━━ DATA LINES ━━
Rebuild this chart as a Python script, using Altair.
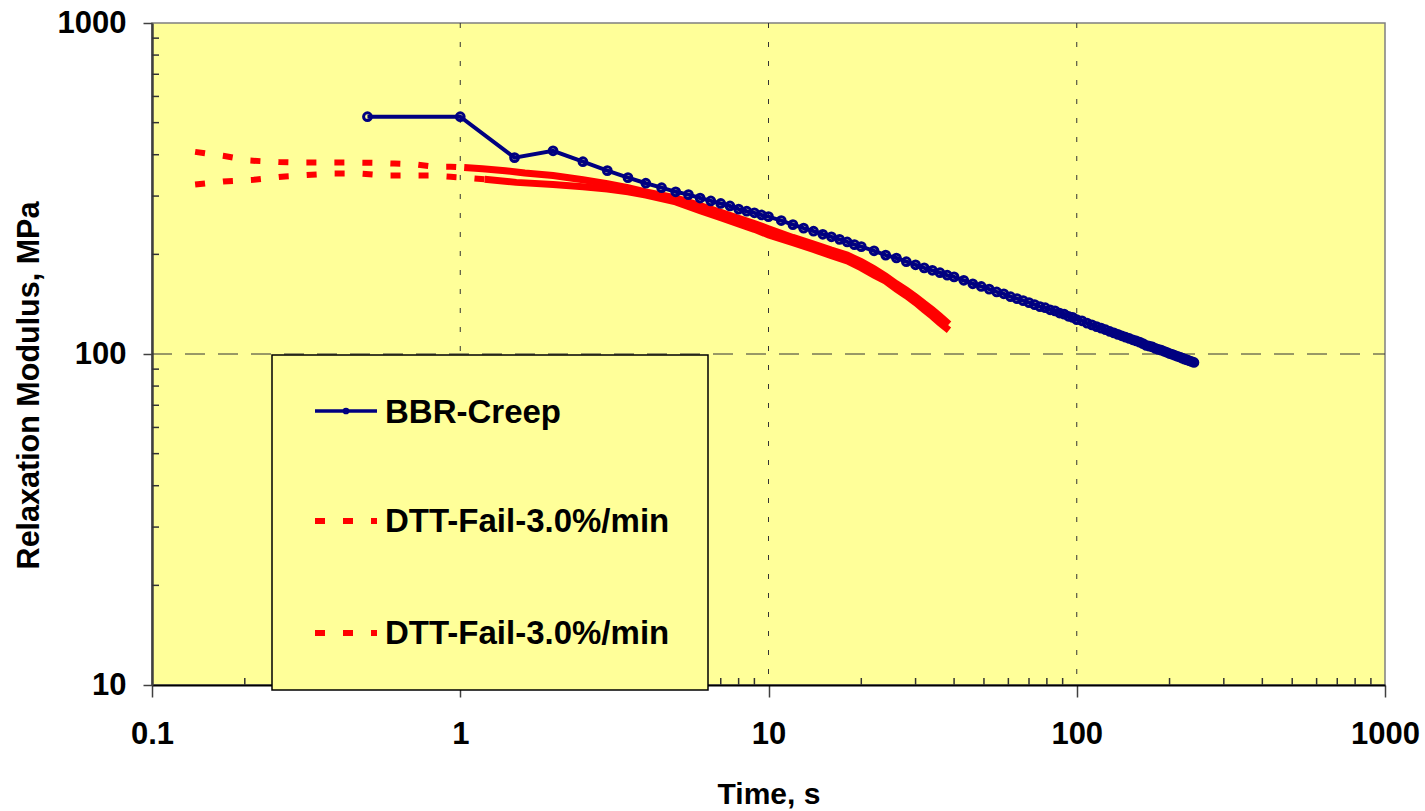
import altair as alt
import pandas as pd

# ---------------- data ----------------
BBR_T = [0.5, 1, 1.5, 2, 2.5, 3, 3.5, 4, 4.5, 5, 5.5, 6, 6.5, 7, 7.5, 8, 8.5, 9, 9.5, 10,
         11, 12, 13, 14, 15, 16, 17, 18, 19, 20,
         22, 24, 26, 28, 30, 32, 34, 36, 38, 40,
         43, 46, 49, 52, 55, 58, 61, 64, 67, 70, 73, 76, 79, 82, 85, 88, 91, 94, 97, 100,
         104, 108, 112, 116, 120, 124, 128, 132, 136, 140, 144, 148, 152, 156, 160, 164, 168,
         172, 176, 180, 184, 188, 192, 196, 200, 204, 208, 212, 216, 220, 224, 228, 232, 236, 240]
BBR_V = [521, 521, 392, 411, 381, 358, 341, 328, 318, 309, 303, 296, 290, 285, 280, 274, 270, 267, 263, 260,
         253, 246, 240, 235, 230, 226, 222, 218, 214, 211,
         205, 199, 195, 190, 186, 182, 179, 176, 173, 171,
         167, 163, 160, 157, 154, 152, 149, 147, 145, 143, 141, 139, 138, 136, 135, 133, 132, 130, 129, 127,
         126, 124, 122.5, 121, 119.7, 118.4, 117, 115.8, 114.6, 113.5, 112.4, 111.4, 110.4, 109.5, 108.6, 107.5, 106.2,
         105.6, 105.0, 104.0, 103.2, 102.7, 101.9, 101.2, 100.3, 99.8, 99.1, 98.4, 97.9, 97.2, 96.5, 96.0, 95.4, 94.9, 94.3]

DTT1_T = [0.138, 0.17, 0.208, 0.258, 0.29, 0.37, 0.45, 0.53, 0.61, 0.71, 0.82, 0.93, 1.03, 1.18, 1.4,
          1.62, 2.0, 2.5, 3, 3.5, 4, 5, 6, 7, 8, 9, 10, 12, 14, 16, 18, 20, 22, 24, 26, 28, 30, 32, 34, 36, 38.5]
DTT1_V = [408, 397, 384, 380, 379, 379, 379, 378, 376, 374, 368, 368, 366, 363, 358,
          352, 346, 336, 327, 318, 309, 296, 281, 268, 257, 248, 239, 225, 215, 206, 199, 190, 181, 172, 163,
          156, 149, 142, 136, 130, 123]

DTT2_T = [0.138, 0.17, 0.214, 0.27, 0.384, 0.47, 0.58, 0.69, 0.81, 0.93, 1.04, 1.2, 1.52, 2.0,
          2.5, 3, 3.5, 4, 5, 6, 7, 8, 9, 10, 12, 14, 16, 18, 20, 22, 24, 26, 28, 30, 32, 34, 36, 38.5]
DTT2_V = [325, 332, 336, 344, 351, 351, 346, 346, 346, 343, 341, 337, 330, 325,
          320, 315, 309, 302, 288, 271, 258, 247, 238, 229, 217, 207, 198, 191, 182, 173, 166, 157,
          150, 143, 136, 130, 124, 118]

LEGEND_LABELS = ["BBR-Creep", "DTT-Fail-3.0%/min", "DTT-Fail-3.0%/min"]

X_LABELS = [0.1, 1, 10, 100, 1000]
Y_LABELS = [10, 100, 1000]
GRID_X = [1, 10, 100]
GRID_Y = [100]
MINOR_X = [m * d for d in (0.1, 1, 10, 100) for m in range(2, 10)]
MINOR_Y = [m * d for d in (10, 100) for m in range(2, 10)]

# ---------------- style ----------------
FONT = "Liberation Sans"
BLUE = "#000080"
RED = "#FF0000"
W, H = 1233, 662
DTT1_SPLIT = 12   # dashed up to this index, solid after
DTT2_SPLIT = 11

X_SCALE = alt.Scale(type="log", domain=[0.1, 1000], nice=False)
Y_SCALE = alt.Scale(type="log", domain=[10, 1000], nice=False)

AXIS_X = alt.Axis(title="Time, s", values=X_LABELS, format="~g", grid=False,
                  tickSize=12, tickColor="#404040", tickWidth=1.5,
                  domainColor="#000000", domainWidth=2,
                  labelFont=FONT, labelFontSize=31, labelFontWeight="bold", labelColor="#000000",
                  labelBaseline="alphabetic", labelPadding=46, labelFlush=False, labelOverlap=False,
                  titleFont=FONT, titleFontSize=30, titleFontWeight="bold", titleColor="#000000",
                  titleBaseline="alphabetic", titleY=118, titleX=W / 2, titleAlign="center")
AXIS_Y = alt.Axis(title="Relaxation Modulus, MPa", values=Y_LABELS, format="d", grid=False,
                  tickSize=9, tickColor="#404040", tickWidth=1.5,
                  domainColor="#404040", domainWidth=2.5,
                  labelFont=FONT, labelFontSize=31, labelFontWeight="bold", labelColor="#000000",
                  labelPadding=17, labelFlush=False, labelOverlap=False,
                  titleFont=FONT, titleFontSize=30.5, titleFontWeight="bold", titleColor="#000000",
                  titleAngle=270, titleX=-114, titleY=362, titleAlign="center",
                  titleBaseline="alphabetic")


def xe():
    return alt.X("t:Q", scale=X_SCALE, axis=AXIS_X)


def ye():
    return alt.Y("v:Q", scale=Y_SCALE, axis=AXIS_Y)


bbr = pd.DataFrame({"t": BBR_T, "v": BBR_V})
d1a = pd.DataFrame({"t": DTT1_T[:DTT1_SPLIT + 1], "v": DTT1_V[:DTT1_SPLIT + 1]})
d1b = pd.DataFrame({"t": DTT1_T[DTT1_SPLIT:], "v": DTT1_V[DTT1_SPLIT:]})
d2a = pd.DataFrame({"t": DTT2_T[:DTT2_SPLIT + 1], "v": DTT2_V[:DTT2_SPLIT + 1]})
d2b = pd.DataFrame({"t": DTT2_T[DTT2_SPLIT:], "v": DTT2_V[DTT2_SPLIT:]})

layers = []

# gridlines
layers.append(alt.Chart(pd.DataFrame({"t": GRID_X})).mark_rule(
    color="#333333", strokeWidth=1, strokeDash=[5, 14]).encode(
    x=xe(), y=alt.value(0), y2=alt.value(H)))
layers.append(alt.Chart(pd.DataFrame({"v": GRID_Y})).mark_rule(
    color="#333333", strokeWidth=1, strokeDash=[20, 13]).encode(
    y=ye(), x=alt.value(0), x2=alt.value(W)))

# inward minor ticks
layers.append(alt.Chart(pd.DataFrame({"t": MINOR_X})).mark_rule(
    color="#333333", strokeWidth=1.5).encode(
    x=xe(), y=alt.value(H), y2=alt.value(H - 7)))
layers.append(alt.Chart(pd.DataFrame({"v": MINOR_Y})).mark_rule(
    color="#333333", strokeWidth=1.5).encode(
    y=ye(), x=alt.value(0), x2=alt.value(7)))

# DTT series (red dashed, becoming solid where points are dense)
for early, late in ((d1a, d1b), (d2a, d2b)):
    layers.append(alt.Chart(early).mark_line(
        color=RED, strokeWidth=6, strokeDash=[10, 18], strokeCap="butt").encode(
        x=xe(), y=ye(), order="t:Q"))
    layers.append(alt.Chart(late).mark_line(
        color=RED, strokeWidth=7, strokeCap="butt").encode(
        x=xe(), y=ye(), order="t:Q"))

# BBR series (navy line with hollow circle markers)
layers.append(alt.Chart(bbr).mark_line(color=BLUE, strokeWidth=4).encode(
    x=xe(), y=ye(), order="t:Q"))
layers.append(alt.Chart(bbr).mark_point(
    shape="circle", filled=False, color=BLUE, size=60, strokeWidth=3, opacity=1).encode(
    x=xe(), y=ye()))

# legend box
one = pd.DataFrame({"k": [0]})
layers.append(alt.Chart(one).mark_rect(
    fill="#FFFF99", stroke="#000000", strokeWidth=1.5).encode(
    x=alt.value(120), x2=alt.value(556), y=alt.value(332), y2=alt.value(667)))

# legend symbols
layers.append(alt.Chart(one).mark_rule(color=BLUE, strokeWidth=3.5).encode(
    x=alt.value(163), x2=alt.value(225), y=alt.value(388)))
layers.append(alt.Chart(one).mark_point(
    shape="circle", filled=False, color=BLUE, size=22, strokeWidth=2, opacity=1).encode(
    x=alt.value(194), y=alt.value(388)))
for yy in (498, 610):
    layers.append(alt.Chart(one).mark_rule(
        color=RED, strokeWidth=6, strokeDash=[10, 18], strokeCap="butt").encode(
        x=alt.value(163), x2=alt.value(225), y=alt.value(yy)))

# legend labels
for lab, yy in zip(LEGEND_LABELS, (400, 509, 621)):
    layers.append(alt.Chart(pd.DataFrame({"label": [lab]})).mark_text(
        align="left", baseline="alphabetic", font=FONT, fontSize=33,
        fontWeight="bold", color="#000000").encode(
        x=alt.value(233), y=alt.value(yy), text="label:N"))

chart = alt.layer(*layers).properties(
    width=W, height=H,
    autosize=alt.AutoSizeParams(type="none"),
    padding={"left": 152, "top": 23, "right": 40, "bottom": 126},
    background="#FFFFFF",
).configure_view(
    fill="#FFFF99", stroke="#808080", strokeWidth=1.5
)

chart.save("out.html", embed_options={"renderer": "svg", "actions": False})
━━━
YOUR INSTRUCTIONS - Quote, please, every line of the material above from its start through the line that has "import pandas as pd", reproducing the words exactly and dropping any images.

SOLUTION -
Rebuild this chart as a Python script, using Altair.
import altair as alt
import pandas as pd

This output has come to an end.